Иван с гордым восковым лицом закинул на плечо конец размотавшегося шарфа жестом вождя, и чуть не упал, поскользнувшись на мостовой.

— Надо спасти! — крикнул он, но возглас потонул в голубоватом новоарбатском воздухе, в который выдыхают дым сотни тысяч курильщиков во всех концах города и тысячи тысяч автомобилей. Черные рекламные плакаты закрывали стены домов, огни струились на влажном ветру. Матрешки, красные знамена, ушанки с кокардами, балалайки и оренбургские платки, растянутые на торговых дыбах.

— Настоящий герой всегда противостоит толпе. И спасает ее, даже если она сопротивляется.

— Чудак-человек. Начитался интервью с Лермонтовым…

— Я и сам могу урезонить, кого хочешь. Это не шутка.

— А разве человек не стремится спасти свою душу? — вдруг сказала Валентина.

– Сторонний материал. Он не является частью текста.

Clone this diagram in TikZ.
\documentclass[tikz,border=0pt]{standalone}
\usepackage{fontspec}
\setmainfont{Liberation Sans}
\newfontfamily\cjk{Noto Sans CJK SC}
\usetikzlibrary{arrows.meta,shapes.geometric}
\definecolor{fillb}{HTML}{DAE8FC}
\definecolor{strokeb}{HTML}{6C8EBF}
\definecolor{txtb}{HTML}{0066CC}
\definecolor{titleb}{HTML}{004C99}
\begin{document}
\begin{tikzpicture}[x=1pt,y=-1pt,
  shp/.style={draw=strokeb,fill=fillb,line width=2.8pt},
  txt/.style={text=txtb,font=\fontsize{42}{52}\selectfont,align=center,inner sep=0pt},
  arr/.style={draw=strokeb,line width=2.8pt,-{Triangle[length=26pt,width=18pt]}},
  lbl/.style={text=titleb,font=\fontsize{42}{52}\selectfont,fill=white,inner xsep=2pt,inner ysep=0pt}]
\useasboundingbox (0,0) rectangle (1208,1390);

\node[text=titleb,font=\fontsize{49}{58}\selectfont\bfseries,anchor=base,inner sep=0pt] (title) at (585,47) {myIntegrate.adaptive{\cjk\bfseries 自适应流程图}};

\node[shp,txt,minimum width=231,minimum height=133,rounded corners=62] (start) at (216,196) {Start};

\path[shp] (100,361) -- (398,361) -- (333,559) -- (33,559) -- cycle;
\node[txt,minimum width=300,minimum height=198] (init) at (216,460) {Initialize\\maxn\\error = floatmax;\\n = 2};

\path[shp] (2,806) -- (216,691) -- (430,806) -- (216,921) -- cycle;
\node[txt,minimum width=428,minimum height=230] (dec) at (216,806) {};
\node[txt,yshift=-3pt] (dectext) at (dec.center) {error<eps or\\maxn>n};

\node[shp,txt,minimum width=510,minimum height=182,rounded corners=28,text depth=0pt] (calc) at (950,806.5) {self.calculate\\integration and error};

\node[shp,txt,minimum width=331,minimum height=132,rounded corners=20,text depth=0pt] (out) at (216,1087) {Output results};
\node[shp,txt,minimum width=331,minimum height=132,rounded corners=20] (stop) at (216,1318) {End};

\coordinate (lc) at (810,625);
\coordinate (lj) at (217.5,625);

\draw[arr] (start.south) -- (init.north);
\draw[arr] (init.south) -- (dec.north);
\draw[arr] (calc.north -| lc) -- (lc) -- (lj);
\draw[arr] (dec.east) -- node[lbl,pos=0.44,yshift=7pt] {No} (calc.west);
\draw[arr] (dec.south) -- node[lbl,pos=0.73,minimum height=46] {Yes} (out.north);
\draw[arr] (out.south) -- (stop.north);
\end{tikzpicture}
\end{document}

— Нет, душа — что душа. Какая душа? О чем ты говоришь? Надо спасти Россию, а душа спасется уж как-нибудь сама — вследствие!.. Да и есть ли она, душа, еще неизвестно. А вот Россия — есть. В этом, надеюсь, у тебя не возникает сомнений?..

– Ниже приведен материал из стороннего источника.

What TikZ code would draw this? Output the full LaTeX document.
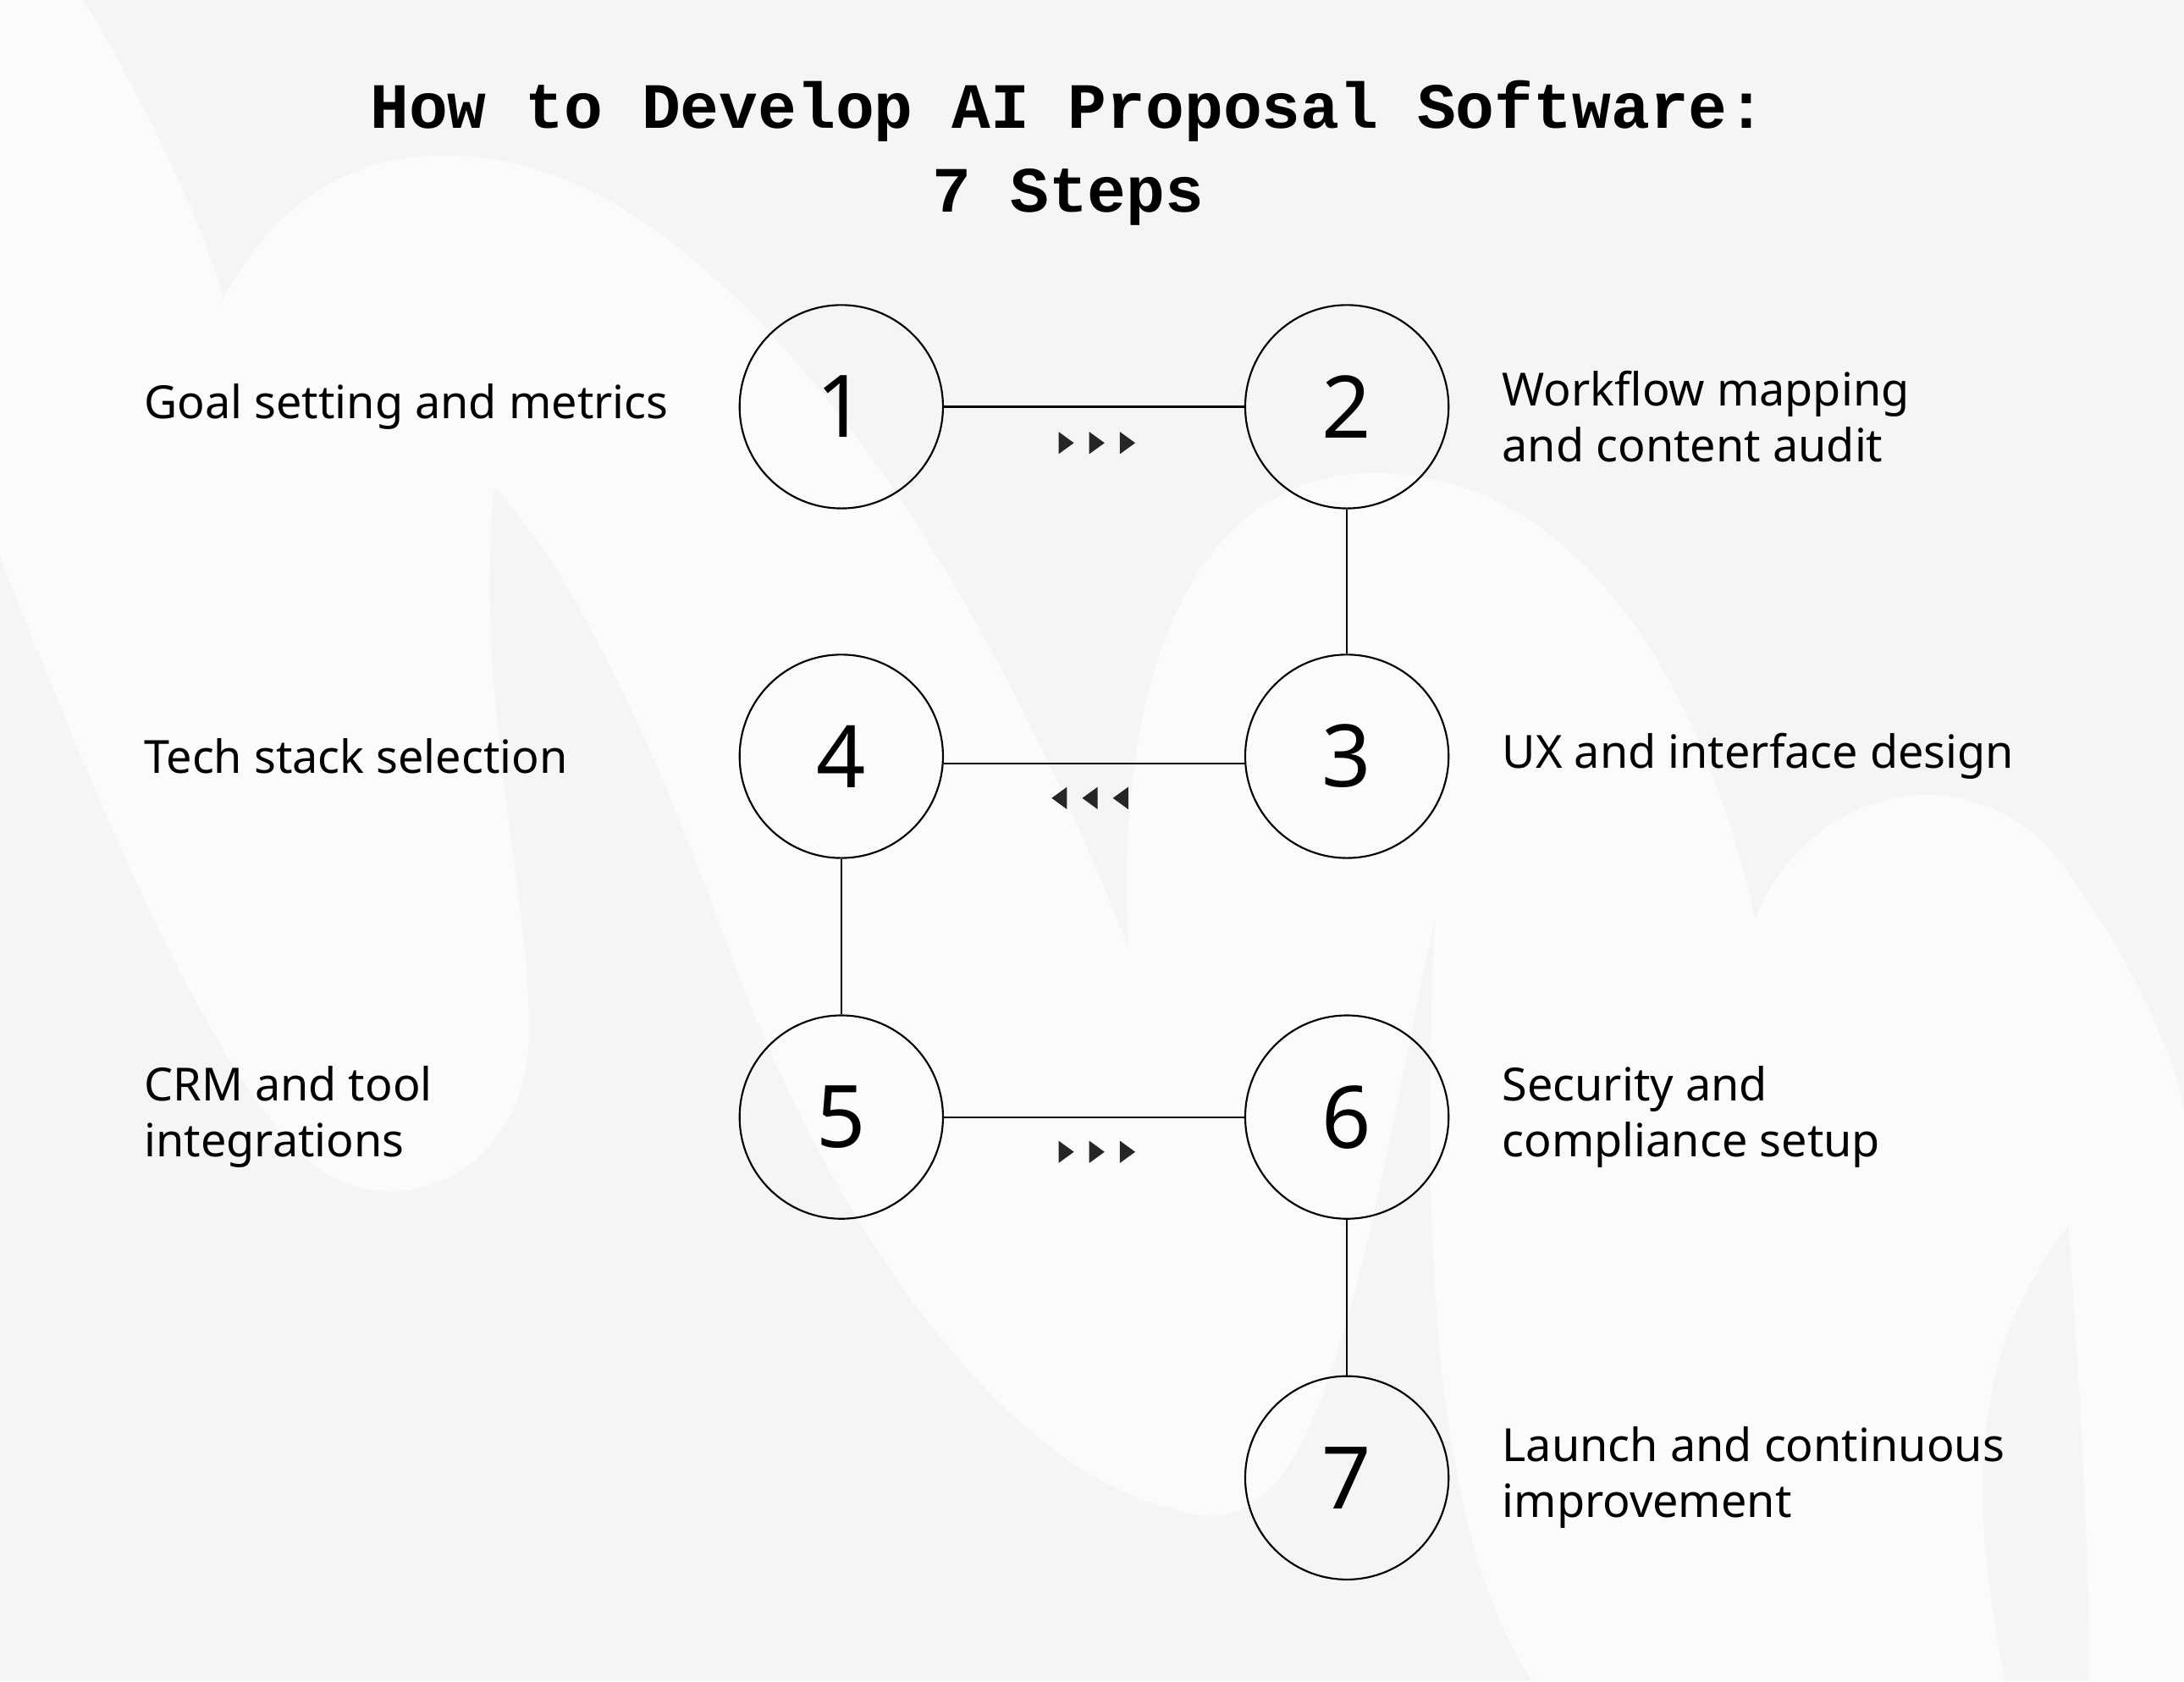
\documentclass[tikz,border=0pt]{standalone}
\usepackage{fontspec}
\setmainfont{Noto Sans}
\newfontfamily\titlefont{Liberation Mono}
\begin{document}
\begin{tikzpicture}[x=1pt,y=-1pt,
  stepcircle/.style={circle,draw=black,line width=1.3pt,fill=none,minimum size=146pt,inner sep=0pt,font=\fontsize{62}{62}\selectfont},
  conn/.style={line width=1.3pt,black},
  lbl/.style={anchor=west,align=left,font=\fontsize{32.8}{40}\selectfont},
  tri/.style={fill=black!85}]
\fill[fill={rgb,255:red,244;green,245;blue,247}] (0,0) rectangle (1568,1207);
\useasboundingbox (0,0) rectangle (1568,1207);
\begin{scope}[white,opacity=0.6]
\fill (0,0) -- (60,0) .. controls (120,100) and (160,200) .. (160,215) .. controls (220,100) and (330,90) .. (430,140) .. controls (560,210) and (700,400) .. (810,680) .. controls (800,500) and (850,330) .. (1000,340) .. controls (1150,350) and (1230,520) .. (1260,660) .. controls (1300,560) and (1420,540) .. (1480,620) .. controls (1540,700) and (1568,780) .. (1568,800) -- (1568,1207) -- (1500,1207) .. controls (1500,1100) and (1490,950) .. (1485,880) .. controls (1440,940) and (1400,1020) .. (1440,1207) -- (1100,1207) .. controls (1030,1100) and (1020,900) .. (1030,660) .. controls (980,900) and (950,1120) .. (850,1085) .. controls (720,1060) and (600,880) .. (530,700) .. controls (480,560) and (420,420) .. (355,350) .. controls (340,500) and (380,640) .. (380,740) .. controls (380,840) and (290,880) .. (230,840) .. controls (150,780) and (60,550) .. (0,400) -- cycle;
\end{scope}
\node[font=\titlefont\bfseries\fontsize{46.4}{60}\selectfont,align=center] (title) at (767,110) {How to Develop AI Proposal Software:\\7 Steps};
\node[stepcircle] (s1) at (604,292) {1};
\node[stepcircle] (s2) at (967,292) {2};
\node[stepcircle] (s3) at (967,543) {3};
\node[stepcircle] (s4) at (604,543) {4};
\node[stepcircle] (s5) at (604,802) {5};
\node[stepcircle] (s6) at (967,802) {6};
\node[stepcircle] (s7) at (967,1061) {7};
\draw[conn] (s1.east) -- (s2.west);
\draw[conn] (s2.south) -- (s3.north);
\path (s3.west) ++(0,5) coordinate (a3) (s4.east) ++(0,5) coordinate (a4);
\draw[conn] (a3) -- (a4);
\draw[conn] (s4.south) -- (s5.north);
\draw[conn] (s5.east) -- (s6.west);
\draw[conn] (s6.south) -- (s7.north);
\foreach \x in {765,787,809}{
  \fill[tri] (\x-5,310) -- (\x+6,318) -- (\x-5,326) -- cycle;
  \fill[tri] (\x-5,819) -- (\x+6,827) -- (\x-5,835) -- cycle;
}
\foreach \x in {760,782,804}{
  \fill[tri] (\x+6,565) -- (\x-5,573) -- (\x+6,581) -- cycle;
}
\node[lbl] (l1) at (100,292) {Goal setting and metrics};
\node[lbl] (l2) at (1075,299) {Workflow mapping\\and content audit};
\node[lbl] (l3) at (1075,543) {UX and interface design};
\node[lbl] (l4) at (100,543) {Tech stack selection};
\node[lbl] (l5) at (100,802) {CRM and tool\\integrations};
\node[lbl] (l6) at (1075,802) {Security and\\compliance setup};
\node[lbl] (l7) at (1075,1061) {Launch and continuous\\improvement};
\end{tikzpicture}
\end{document}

Они шли по улицам, сворачивающимся в клубок, и ни одна улица не заканчивалась, все время выводила куда-то еще, на площадь или к перекрестку, или так, к развилке, во двор, где таился черный ход, и даже когда арка бывала перегорожена шлагбаумом, это не составляло помехи. Они шли и шли, не уставая, и казалось, что город уже давно другой, не тот, к которому привыкли, и не тот, который знали — словом, не Москва. Может быть, Рим с фонтаном Треви, термами, акведуками — притаившийся и умолкший в ожидании пожара, или Помпеи, которые вот-вот накроет многометровый слой пепла. Иван резал отрывистые фразы, что спасти душу — значит, стало быть, удалиться от мира с четочками? Или топить кочегарки, мести дворы, доить коров? Это гибель, а они призваны к более серьезной работе — надо стремиться на телевидение, на радио, выступать с трибун, с газетных полос… А Валентина говорила о тупиках-наоборот, о том, что никогда ни к чему не приходишь, поскольку в жизни все время — открытый финал, и вместо твердого ответа — «да» или «нет» — люди часто — мы все — говорим: «Не знаю», в надежде спастись, отсрочить нечто необратимое и непоправимое, и с каждым таким ответом открывается еще один выход, но много выходов как раз ненужно, и поправимого ненужно, — выход должен быть только один, и самой большой необратимостью оказывается именно эта кажущаяся обратимость. Чтобы выход был правильный, он должен быть один. В противном случае ты вечно блуждаешь в этом лабиринте-наоборот.